Work to complete
Print the lines of the listing below verbatim from its first line through the line bearing "70, 80, 90];". Any pictures are to be omitted.
----
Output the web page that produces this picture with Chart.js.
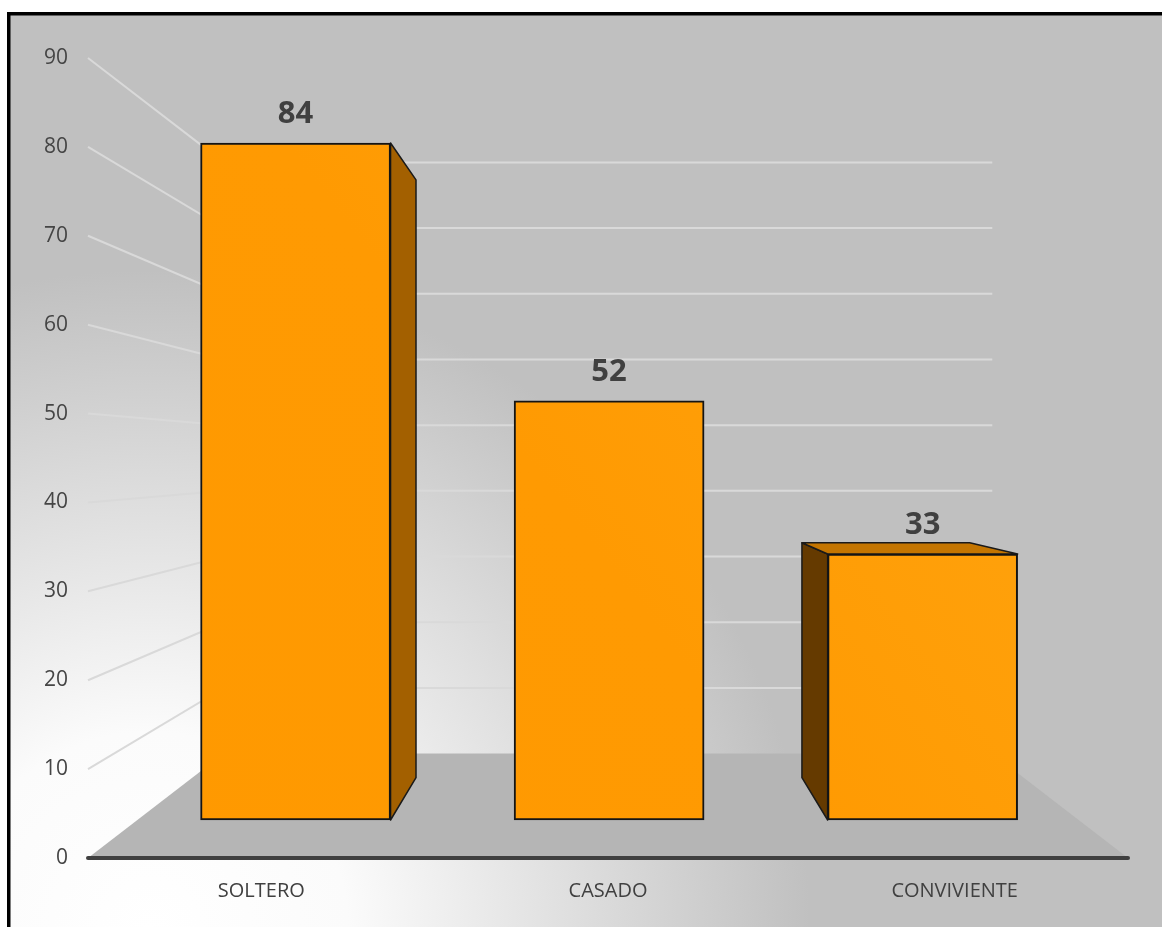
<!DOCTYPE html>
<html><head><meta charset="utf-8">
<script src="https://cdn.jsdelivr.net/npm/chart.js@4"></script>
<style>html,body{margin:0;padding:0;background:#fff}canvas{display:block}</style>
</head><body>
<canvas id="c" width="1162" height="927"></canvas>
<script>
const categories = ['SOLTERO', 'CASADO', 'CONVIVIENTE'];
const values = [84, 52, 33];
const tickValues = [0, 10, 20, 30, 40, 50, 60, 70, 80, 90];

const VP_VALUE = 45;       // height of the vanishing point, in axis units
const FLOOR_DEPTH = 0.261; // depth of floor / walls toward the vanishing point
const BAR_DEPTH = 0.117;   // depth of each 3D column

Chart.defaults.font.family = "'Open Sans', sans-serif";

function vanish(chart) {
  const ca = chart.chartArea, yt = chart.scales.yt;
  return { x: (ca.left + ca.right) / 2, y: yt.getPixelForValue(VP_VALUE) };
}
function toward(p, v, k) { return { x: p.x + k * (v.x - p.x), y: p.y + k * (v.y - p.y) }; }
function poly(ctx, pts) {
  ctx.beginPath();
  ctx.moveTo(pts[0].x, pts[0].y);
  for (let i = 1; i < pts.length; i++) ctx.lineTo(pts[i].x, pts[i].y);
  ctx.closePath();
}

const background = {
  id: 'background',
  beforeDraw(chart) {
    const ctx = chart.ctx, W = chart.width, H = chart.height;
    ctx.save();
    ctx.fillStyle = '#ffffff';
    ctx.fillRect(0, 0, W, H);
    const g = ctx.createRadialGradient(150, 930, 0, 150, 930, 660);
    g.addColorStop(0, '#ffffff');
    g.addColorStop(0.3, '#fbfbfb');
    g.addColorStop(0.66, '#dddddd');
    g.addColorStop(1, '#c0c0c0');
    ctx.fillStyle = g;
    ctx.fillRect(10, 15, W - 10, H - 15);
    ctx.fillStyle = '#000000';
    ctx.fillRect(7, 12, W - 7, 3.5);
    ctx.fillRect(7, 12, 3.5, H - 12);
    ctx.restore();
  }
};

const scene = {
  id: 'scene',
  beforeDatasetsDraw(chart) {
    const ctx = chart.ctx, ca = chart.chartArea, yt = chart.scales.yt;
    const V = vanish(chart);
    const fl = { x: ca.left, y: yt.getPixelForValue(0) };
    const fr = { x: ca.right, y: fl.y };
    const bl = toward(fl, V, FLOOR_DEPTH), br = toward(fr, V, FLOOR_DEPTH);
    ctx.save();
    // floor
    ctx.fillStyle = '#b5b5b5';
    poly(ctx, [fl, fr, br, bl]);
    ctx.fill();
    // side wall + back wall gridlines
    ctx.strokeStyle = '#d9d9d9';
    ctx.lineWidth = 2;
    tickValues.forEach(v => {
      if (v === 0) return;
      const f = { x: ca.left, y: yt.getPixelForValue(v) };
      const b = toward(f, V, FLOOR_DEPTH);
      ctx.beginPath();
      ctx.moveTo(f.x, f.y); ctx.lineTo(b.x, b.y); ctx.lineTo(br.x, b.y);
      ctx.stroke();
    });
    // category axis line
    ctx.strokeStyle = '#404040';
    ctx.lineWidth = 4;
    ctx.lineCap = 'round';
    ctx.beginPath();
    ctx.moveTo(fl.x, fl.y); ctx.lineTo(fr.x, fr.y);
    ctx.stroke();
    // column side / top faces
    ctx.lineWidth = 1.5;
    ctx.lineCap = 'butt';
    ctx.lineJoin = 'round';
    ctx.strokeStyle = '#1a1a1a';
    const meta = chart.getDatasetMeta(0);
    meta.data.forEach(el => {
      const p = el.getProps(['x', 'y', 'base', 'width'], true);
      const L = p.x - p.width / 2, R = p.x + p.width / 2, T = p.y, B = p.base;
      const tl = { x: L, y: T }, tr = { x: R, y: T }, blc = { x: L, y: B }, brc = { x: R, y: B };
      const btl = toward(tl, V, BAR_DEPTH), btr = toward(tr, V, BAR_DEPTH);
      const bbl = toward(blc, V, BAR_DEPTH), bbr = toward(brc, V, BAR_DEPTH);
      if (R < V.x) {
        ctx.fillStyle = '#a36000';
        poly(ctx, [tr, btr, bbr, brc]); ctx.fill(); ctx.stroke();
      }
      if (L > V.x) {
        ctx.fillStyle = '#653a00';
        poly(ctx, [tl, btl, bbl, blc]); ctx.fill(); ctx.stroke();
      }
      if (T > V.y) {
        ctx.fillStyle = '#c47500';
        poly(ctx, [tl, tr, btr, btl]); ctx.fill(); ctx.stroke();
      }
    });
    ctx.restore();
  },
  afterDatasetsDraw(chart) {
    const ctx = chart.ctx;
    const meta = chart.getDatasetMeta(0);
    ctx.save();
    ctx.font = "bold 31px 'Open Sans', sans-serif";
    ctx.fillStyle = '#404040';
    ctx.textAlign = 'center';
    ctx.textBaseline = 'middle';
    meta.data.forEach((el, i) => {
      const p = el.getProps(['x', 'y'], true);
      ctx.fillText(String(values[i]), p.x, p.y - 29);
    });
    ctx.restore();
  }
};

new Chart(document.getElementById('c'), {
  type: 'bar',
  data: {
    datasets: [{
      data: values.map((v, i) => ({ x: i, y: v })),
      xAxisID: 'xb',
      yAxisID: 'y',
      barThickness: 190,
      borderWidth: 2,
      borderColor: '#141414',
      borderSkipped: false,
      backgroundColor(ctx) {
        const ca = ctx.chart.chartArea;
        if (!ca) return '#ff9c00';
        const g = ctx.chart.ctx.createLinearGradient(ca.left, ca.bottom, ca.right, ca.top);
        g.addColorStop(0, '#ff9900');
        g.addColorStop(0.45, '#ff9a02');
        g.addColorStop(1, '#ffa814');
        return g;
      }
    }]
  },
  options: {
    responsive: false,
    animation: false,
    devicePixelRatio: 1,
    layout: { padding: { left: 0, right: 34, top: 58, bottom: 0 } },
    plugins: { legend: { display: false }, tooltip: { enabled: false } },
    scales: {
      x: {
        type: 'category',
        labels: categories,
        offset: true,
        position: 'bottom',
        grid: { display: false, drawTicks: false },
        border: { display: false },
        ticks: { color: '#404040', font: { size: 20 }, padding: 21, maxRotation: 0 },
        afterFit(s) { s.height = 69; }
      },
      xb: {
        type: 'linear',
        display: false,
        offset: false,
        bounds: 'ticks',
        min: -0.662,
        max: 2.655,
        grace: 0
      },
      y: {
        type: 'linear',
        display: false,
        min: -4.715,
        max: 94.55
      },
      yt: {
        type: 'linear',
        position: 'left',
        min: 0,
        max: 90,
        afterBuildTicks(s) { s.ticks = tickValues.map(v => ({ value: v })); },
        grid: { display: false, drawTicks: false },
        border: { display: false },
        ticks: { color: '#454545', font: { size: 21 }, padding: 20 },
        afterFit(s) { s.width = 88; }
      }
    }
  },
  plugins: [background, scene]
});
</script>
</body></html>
----
Task answer
Output the web page that produces this picture with Chart.js.
<!DOCTYPE html>
<html><head><meta charset="utf-8">
<script src="https://cdn.jsdelivr.net/npm/chart.js@4"></script>
<style>html,body{margin:0;padding:0;background:#fff}canvas{display:block}</style>
</head><body>
<canvas id="c" width="1162" height="927"></canvas>
<script>
const categories = ['SOLTERO', 'CASADO', 'CONVIVIENTE'];
const values = [84, 52, 33];
const tickValues = [0, 10, 20, 30, 40, 50, 60, 70, 80, 90];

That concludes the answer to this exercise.